Search Capability for $\eta \to \nu_{e,{\tau}}\bar\nu_{e,{\tau}}$ Decays in Cubic Kilometer Neutrino Detectors

TL;DR

This paper explores the potential of cubic kilometer neutrino detectors like IceCube to detect or set limits on forbidden eta meson decays into neutrino pairs, analyzing cascade event signatures and background sources.

Contribution

It presents a novel method to constrain forbidden eta decays using neutrino observatories, providing the first estimates of upper limits on these decay branching ratios.

Findings

Potential to set a branching ratio limit of 4.5×10⁻⁴ at 90% CL

Identification of cascade signatures from eta decays in neutrino detectors

Analysis of atmospheric background contributions to cascade events

Abstract

We investigate the discovery potential of cubic kilometer neutrino observatories such as IceCube to set stringent limits on the forbidden decays $\eta\to\nu_e\bar\nu_e$ and $\eta\to\nu_{\tau}\bar\nu_{\tau}$. The signatures for these decays are cascade events resulting from the charged-current reactions of $\nu_e, \nu_{\tau}$, $\bar\nu_e$ and $\bar\nu_{\tau}$ on nuclei in such detectors.

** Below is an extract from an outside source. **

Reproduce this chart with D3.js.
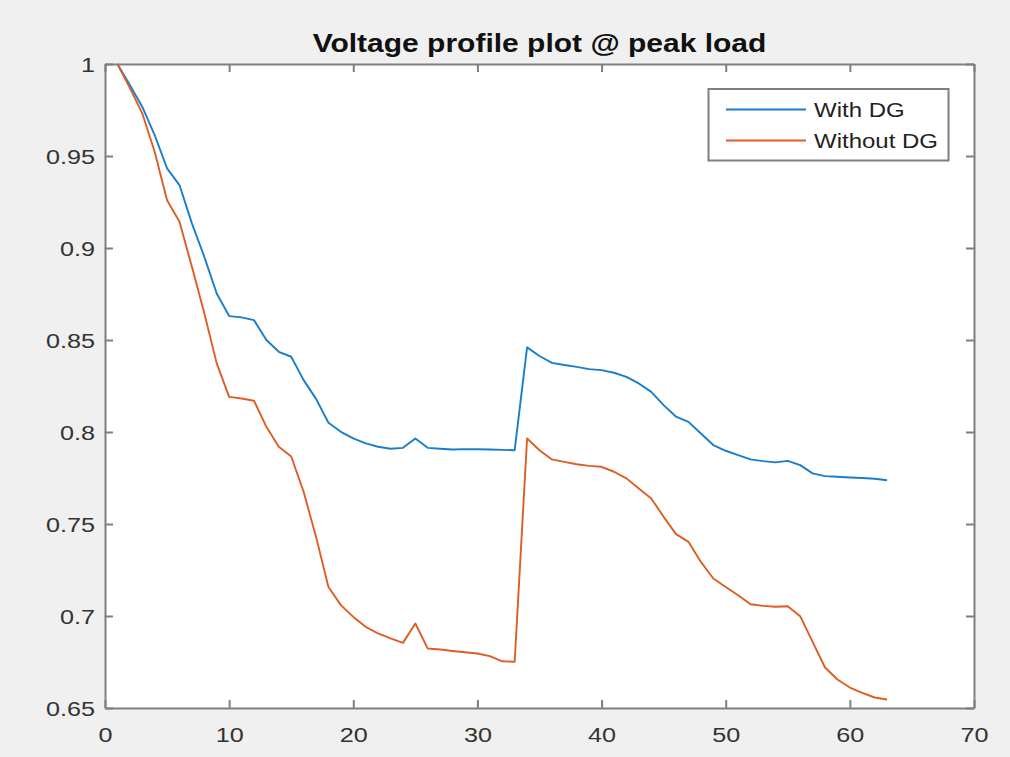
<!DOCTYPE html>
<html>
<head>
<meta charset="utf-8">
<script src="https://cdn.jsdelivr.net/npm/d3@7"></script>
<style>
  html, body { margin: 0; padding: 0; background: #f0f0f0; }
  svg { display: block; font-family: Arial, "Liberation Sans", sans-serif; }
</style>
</head>
<body>
<svg id="chart" width="1010" height="757"></svg>
<script>
const title = 'Voltage profile plot @ peak load';
const bus = d3.range(1, 64);
const withDG = [
  1.0, 0.9886, 0.9768, 0.9614, 0.9433, 0.9342, 0.9134, 0.8952, 0.8753, 0.863,
  0.8623, 0.8608, 0.85, 0.8436, 0.8409, 0.8282, 0.818, 0.805, 0.8001, 0.7965,
  0.7938, 0.792, 0.7909, 0.7914, 0.7965, 0.7914, 0.7909, 0.7905, 0.7907, 0.7906,
  0.7905, 0.7903, 0.7901, 0.846, 0.8413, 0.8376, 0.8364, 0.8354, 0.8342, 0.8336,
  0.8322, 0.83, 0.8264, 0.8218, 0.8146, 0.8083, 0.8055, 0.7992, 0.7929, 0.7898,
  0.7874, 0.7851, 0.7842, 0.7835, 0.7843, 0.782, 0.7775, 0.776, 0.7757, 0.7753,
  0.775, 0.7746, 0.7738
];
const withoutDG = [
  1.0, 0.987, 0.9732, 0.9523, 0.926, 0.9143, 0.8898, 0.8645, 0.8373, 0.8191,
  0.8182, 0.817, 0.8028, 0.792, 0.7867, 0.7675, 0.743, 0.7158, 0.7059, 0.6995,
  0.6941, 0.6905, 0.6878, 0.6854, 0.6959, 0.6823, 0.6818, 0.681, 0.6803, 0.6796,
  0.6782, 0.6754, 0.6751, 0.7965, 0.7901, 0.7851, 0.7838, 0.7825, 0.7816, 0.7811,
  0.7784, 0.7748, 0.7693, 0.7639, 0.7539, 0.7445, 0.7403, 0.7294, 0.7204, 0.7158,
  0.7113, 0.7064, 0.7055, 0.705, 0.7053, 0.6999, 0.6859, 0.672, 0.6655, 0.6611,
  0.6582, 0.6557, 0.6546
];
const seriesNames = ['With DG', 'Without DG'];
const seriesColors = ['#1a7dc9', '#de5d24'];
const xTicks = [0, 10, 20, 30, 40, 50, 60, 70];
const yTicks = [0.65, 0.7, 0.75, 0.8, 0.85, 0.9, 0.95, 1];

var svg = d3.select('#chart');
var m = { left: 105, right: 974, top: 64, bottom: 708 };
var sx = 1.2; // text in the picture is stretched sideways

var x = d3.scaleLinear().domain([0, 70]).range([m.left, m.right]);
var y = d3.scaleLinear().domain([0.65, 1]).range([m.bottom, m.top]);

svg.append('rect')
  .attr('x', m.left).attr('y', m.top)
  .attr('width', m.right - m.left).attr('height', m.bottom - m.top)
  .attr('fill', '#fff');

// lines
var line = d3.line().x((d, i) => x(bus[i])).y(d => y(d));
[withDG, withoutDG].forEach((s, k) => {
  svg.append('path')
    .datum(s)
    .attr('d', line)
    .attr('fill', 'none')
    .attr('stroke', seriesColors[k])
    .attr('stroke-width', 1.9)
    .attr('stroke-linejoin', 'round');
});

// axes with inward ticks on all four sides
function styleAxis (g) {
  g.select('.domain').attr('stroke', '#7f7f7f').attr('stroke-width', 2);
  g.selectAll('.tick line').attr('stroke', '#7f7f7f').attr('stroke-width', 2);
}

svg.append('g')
  .attr('transform', `translate(0,${m.bottom})`)
  .call(d3.axisBottom(x).tickValues(xTicks).tickSize(-8).tickSizeOuter(0).tickFormat(d3.format('d')))
  .call(styleAxis)
  .call(g => g.selectAll('.tick text')
    .attr('y', null).attr('dy', null)
    .attr('transform', 'translate(0,34) scale(' + sx + ',1)')
    .attr('font-size', 21).attr('fill', '#333'));

svg.append('g')
  .attr('transform', `translate(0,${m.top})`)
  .call(d3.axisTop(x).tickValues(xTicks).tickSize(-8).tickSizeOuter(0).tickFormat(''))
  .call(styleAxis);

svg.append('g')
  .attr('transform', `translate(${m.left},0)`)
  .call(d3.axisLeft(y).tickValues(yTicks).tickSize(-8).tickSizeOuter(0).tickFormat(d3.format('~g')))
  .call(styleAxis)
  .call(g => g.selectAll('.tick text')
    .attr('x', null).attr('dy', null)
    .attr('transform', 'translate(-10,7.5) scale(' + sx + ',1)')
    .attr('font-size', 21).attr('fill', '#333'));

svg.append('g')
  .attr('transform', `translate(${m.right},0)`)
  .call(d3.axisRight(y).tickValues(yTicks).tickSize(-8).tickSizeOuter(0).tickFormat(''))
  .call(styleAxis);

// title
svg.append('text')
  .attr('transform', `translate(${(m.left + m.right) / 2},52) scale(${sx},1)`)
  .attr('text-anchor', 'middle')
  .attr('font-size', 25)
  .attr('font-weight', 'bold')
  .attr('fill', '#111')
  .text(title);

// legend
var lg = svg.append('g');
lg.append('rect')
  .attr('x', 708.5).attr('y', 89)
  .attr('width', 240).attr('height', 71.5)
  .attr('fill', '#fff')
  .attr('stroke', '#7f7f7f')
  .attr('stroke-width', 2);

seriesNames.forEach((name, k) => {
  var ly = 109.5 + k * 31;
  lg.append('line')
    .attr('x1', 726).attr('x2', 806)
    .attr('y1', ly).attr('y2', ly)
    .attr('stroke', seriesColors[k])
    .attr('stroke-width', 1.9);
  lg.append('text')
    .attr('transform', `translate(814,${ly + 7.5}) scale(${sx},1)`)
    .attr('font-size', 20)
    .attr('fill', '#222')
    .text(name);
});
</script>
</body>
</html>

Background cascade events are mainly due to $\nu_e$'s from atmospheric $\mu$, $K^+$, and $K^{0}_S$ decays and to a lesser extent from atmospheric $\nu_{\mu}$ neutral current interactions with nuclei. A direct upper limit for the branching ratio $\eta \to \nu_{e,\tau} \bar\nu_{e,\tau}$ of $4.5\times10^{-4}$ at 90% CL can be achieved.